Olson's flat refusal to see civil unions as an acceptable compromise could do more to raise the pressure on President Barack Obama and the Democrats to move toward embracing gay marriage than anything the ACLU could achieve. And with such Republican credentials, his involvement quietly indicts the notion that gay rights must be a partisan issue. (Read "Why Gay Marriage Was Defeated in California.")
Worrying about the political implications for his party as it tries to redefine itself "wouldn't be fair to my clients," Olson said. "But we do hope to make the point that on matters of human decency, human rights, individual rights, fairness, due process and equal rights for God's sake, these are not liberal or conservative issues ... This issue is not something that should be tearing us apart. It should be bringing us together. A respect for individual liberties is an essential part of being conservative."
But what if Olson and Boies lose? History could remember the pair for two historic moments in constitutional law: the ruling that made George W. Bush President in 2000, and helping to establish precedent that could set back efforts to win gay marriage for a generation. Both men acknowledge the risks, but believe the time is right.
"We are not minimizing the obstacles," Olson told TIME. But he said federal courts already have powerful, and friendly, precedents. The right to marry whom one pleases was called a fundamental right, protected by the due process clause of the Constitution, in 1967, in the Supreme Court's landmark ruling in Virginia v. Loving that struck down state laws banning interracial marriage. Olson and Boies argue that two other big federal cases have laid the groundwork for the Supreme Court, despite its conservative makeup: Romer v. Evans, which in 1996 struck down a statewide ballot measure in Colorado that had barred cities from passing anti-discrimination ordinances for gays and lesbians, and Lawrence v. Texas, the landmark gay-rights case from 2003 that overturned all state laws making gay sex a crime.

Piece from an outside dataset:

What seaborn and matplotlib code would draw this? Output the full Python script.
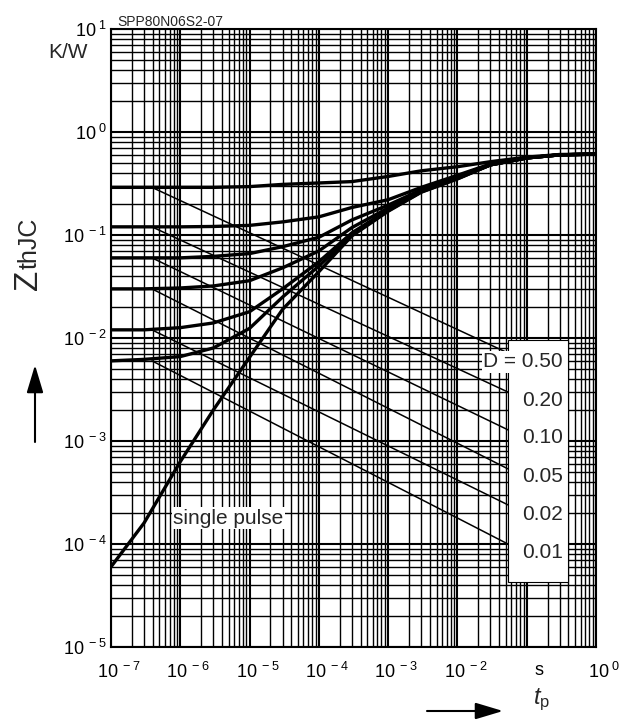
import numpy as np
import pandas as pd
import matplotlib
matplotlib.use("Agg")
import matplotlib.pyplot as plt
from matplotlib.ticker import FixedLocator, FixedFormatter, LogLocator, NullFormatter
from matplotlib.transforms import ScaledTranslation
from matplotlib.patches import Rectangle
import seaborn as sns

# ---------------- data ----------------
tp = [1e-7, 3e-7, 1e-6, 3e-6, 1e-5, 3e-5, 1e-4, 3e-4, 1e-3, 3e-3, 1e-2, 3e-2, 1e-1, 3e-1, 1.0]

z_d050 = [0.29, 0.29, 0.29, 0.29, 0.295, 0.31, 0.32, 0.33, 0.37, 0.42, 0.46, 0.515, 0.57, 0.605, 0.61]
z_d020 = [0.12, 0.12, 0.12, 0.121, 0.124, 0.134, 0.150, 0.185, 0.22, 0.29, 0.38, 0.49, 0.56, 0.60, 0.61]
z_d010 = [0.06, 0.06, 0.06, 0.062, 0.066, 0.077, 0.095, 0.14, 0.195, 0.275, 0.37, 0.48, 0.56, 0.60, 0.61]
z_d005 = [0.03, 0.03, 0.0306, 0.032, 0.036, 0.048, 0.070, 0.118, 0.183, 0.268, 0.36, 0.48, 0.56, 0.60, 0.61]
z_d002 = [0.012, 0.012, 0.0126, 0.014, 0.018, 0.030, 0.055, 0.105, 0.175, 0.265, 0.355, 0.48, 0.56, 0.60, 0.61]
z_d001 = [0.006, 0.0062, 0.0066, 0.008, 0.0124, 0.025, 0.05, 0.10, 0.172, 0.262, 0.352, 0.48, 0.56, 0.60, 0.61]
z_single = [6.0e-5, 1.6e-4, 6.3e-4, 2.0e-3, 6.5e-3, 0.019, 0.044, 0.098, 0.17, 0.26, 0.35, 0.48, 0.56, 0.60, 0.61]

duty_labels = ["D = 0.50", "0.20", "0.10", "0.05", "0.02", "0.01"]
diag_t = [3.9e-7, 0.066]
diag_start = [0.29, 0.12, 0.06, 0.03, 0.012, 0.006]
diag_end = [6.7e-3, 2.8e-3, 1.2e-3, 5.0e-4, 2.24e-4, 9.3e-5]
label_t = 0.333
label_z = [5.85e-3, 2.5e-3, 1.07e-3, 4.5e-4, 1.95e-4, 8.3e-5]

x_ticks = [1e-7, 1e-6, 1e-5, 1e-4, 1e-3, 1e-2, 1e-1, 1e0]
x_exps = ["-7", "-6", "-5", "-4", "-3", "-2", None, "0"]
y_ticks = [1e-5, 1e-4, 1e-3, 1e-2, 1e-1, 1e0, 1e1]
y_exps = ["-5", "-4", "-3", "-2", "-1", "0", "1"]

# ---------------- styling ----------------
sns.set_theme(style="white")
plt.rcParams["font.family"] = ["Liberation Sans", "DejaVu Sans"]
plt.rcParams["mathtext.fontset"] = "custom"
plt.rcParams["mathtext.rm"] = "Liberation Sans"
plt.rcParams["mathtext.it"] = "Liberation Sans:italic"
plt.rcParams["mathtext.bf"] = "Liberation Sans:bold"

fig = plt.figure(figsize=(6.35, 7.22), dpi=100)
ax = fig.add_axes([0.17480, 0.10388, 0.76378, 0.85596])
ax.set_xscale("log")
ax.set_yscale("log")

curves = {"0.50": z_d050, "0.20": z_d020, "0.10": z_d010, "0.05": z_d005,
          "0.02": z_d002, "0.01": z_d001, "single": z_single}
df = pd.concat([pd.DataFrame({"tp": tp, "z": v, "curve": k}) for k, v in curves.items()],
               ignore_index=True)
sns.lineplot(data=df, x="tp", y="z", hue="curve", palette={k: "black" for k in curves},
             estimator=None, sort=False, legend=False, lw=2.4, ax=ax, zorder=4)

diag = pd.concat([pd.DataFrame({"tp": diag_t, "z": [s, e], "curve": lab})
                  for s, e, lab in zip(diag_start, diag_end, duty_labels)], ignore_index=True)
sns.lineplot(data=diag, x="tp", y="z", hue="curve", palette={k: "black" for k in duty_labels},
             estimator=None, sort=False, legend=False, lw=1.1, ax=ax, zorder=2.5)

ax.set_xlim(1e-7, 1)
ax.set_ylim(1e-5, 10)

ax.xaxis.set_major_locator(FixedLocator(x_ticks))
ax.yaxis.set_major_locator(FixedLocator(y_ticks))
ax.xaxis.set_minor_locator(LogLocator(base=10, subs=np.arange(2, 10), numticks=100))
ax.yaxis.set_minor_locator(LogLocator(base=10, subs=np.arange(2, 10), numticks=100))
ax.xaxis.set_minor_formatter(NullFormatter())
ax.yaxis.set_minor_formatter(NullFormatter())
xlabels = [("  s" if e is None else r"$\mathregular{10^{\ %s}}$" % e) for e in x_exps]
ylabels = [r"$\mathregular{10^{\ %s}}$" % e for e in y_exps]
ax.xaxis.set_major_formatter(FixedFormatter(xlabels))
ax.yaxis.set_major_formatter(FixedFormatter(ylabels))
ax.tick_params(which="both", length=0)
ax.tick_params(axis="x", labelsize=13, pad=11, colors="black")
ax.tick_params(axis="y", labelsize=13, pad=3, colors="black")
ax.grid(which="major", color="black", lw=1.5)
ax.grid(which="minor", color="black", lw=1.0)
ax.set_axisbelow(True)
for sp in ax.spines.values():
    sp.set_color("black")
    sp.set_linewidth(1.5)
ax.set_xlabel("")
ax.set_ylabel("")

shift = ScaledTranslation(8 / 100, 0, fig.dpi_scale_trans)
for tick in ax.xaxis.get_major_ticks():
    tick.label1.set_transform(tick.label1.get_transform() + shift)

# label box for D values
ax.add_patch(Rectangle((0.8186, 0.105), 0.1237, 0.392, transform=ax.transAxes,
                       facecolor="white", edgecolor="black", lw=0.8, zorder=3))
for lab, zl in zip(duty_labels, label_z):
    kw = {}
    if lab.startswith("D"):
        kw["bbox"] = dict(facecolor="white", edgecolor="none", pad=1)
    ax.text(label_t, zl, lab, ha="right", va="center", fontsize=15, zorder=6, **kw)

ax.text(7.85e-7, 1.78e-4, "single pulse", ha="left", va="center", fontsize=15, zorder=6,
        bbox=dict(facecolor="white", edgecolor="none", pad=1))

# titles / units / axis names
fig.text(117 / 635, 1 - 26 / 722, "SPP80N06S2-07", fontsize=10, ha="left", va="baseline")
fig.text(68 / 635, 1 - 52 / 722, "K/W", fontsize=15, ha="center", va="center")
fig.text(37 / 635, 1 - 290 / 722, "Z", fontsize=24, rotation=90, rotation_mode="anchor",
         ha="left", va="baseline")
fig.text(37 / 635, 1 - 269 / 722, "thJC", fontsize=18, rotation=90, rotation_mode="anchor",
         ha="left", va="baseline")
fig.text(542 / 635, 1 - 700 / 722, r"$t_\mathregular{p}$", fontsize=17, ha="center", va="center")

arrow = dict(arrowstyle="-|>,head_length=1.0,head_width=0.3", color="black", lw=1.5,
             mutation_scale=17, shrinkA=0, shrinkB=0)
ax.annotate("", xy=(503, 722 - 711), xytext=(427, 722 - 711), xycoords="figure pixels",
            textcoords="figure pixels", arrowprops=arrow, annotation_clip=False)
ax.annotate("", xy=(35, 722 - 365), xytext=(35, 722 - 442), xycoords="figure pixels",
            textcoords="figure pixels", arrowprops=arrow, annotation_clip=False)

fig.savefig("out.png", dpi=100, facecolor="white")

Still, those arguments are hardly novel. Gay-rights lawyers and others have made that case for years, but have always avoided bringing it to federal court for fear of an unfriendly reception. But Olson told TIME that their approach will also seek to leverage powerful reasoning in the small but growing number of state supreme court decisions that favor gay marriage, from California's sweeping decision last year that spurred on the Prop 8 movement to Iowa's 2009 decision, with its lengthy rebuttal of religious-based arguments against gay marriage.
There are other risks, however. In the wake of the recent California Supreme Court ruling upholding Prop 8, gay-rights activists and others have vowed to put the issue of gay marriage back in front of voters, perhaps by as early as 2010. If they win, gay marriages will resume a big victory for the movement, but one that would likely halt Olson and Boies' case in its tracks. Since all four plaintiffs in the federal suit are Californians, a victory at the polls would mean they have no claim to pursue.
"It would probably moot our case," Olson told TIME. "It would be great if [the new ballot initiative] would be successful, but ... a loss would be very unfortunate two successive popular vote losses in the nation's largest and one of the most liberal states. I'm not quite sure I follow the risk-benefit analysis." That's exactly what gay-rights activists worried about this suit have been thinking too.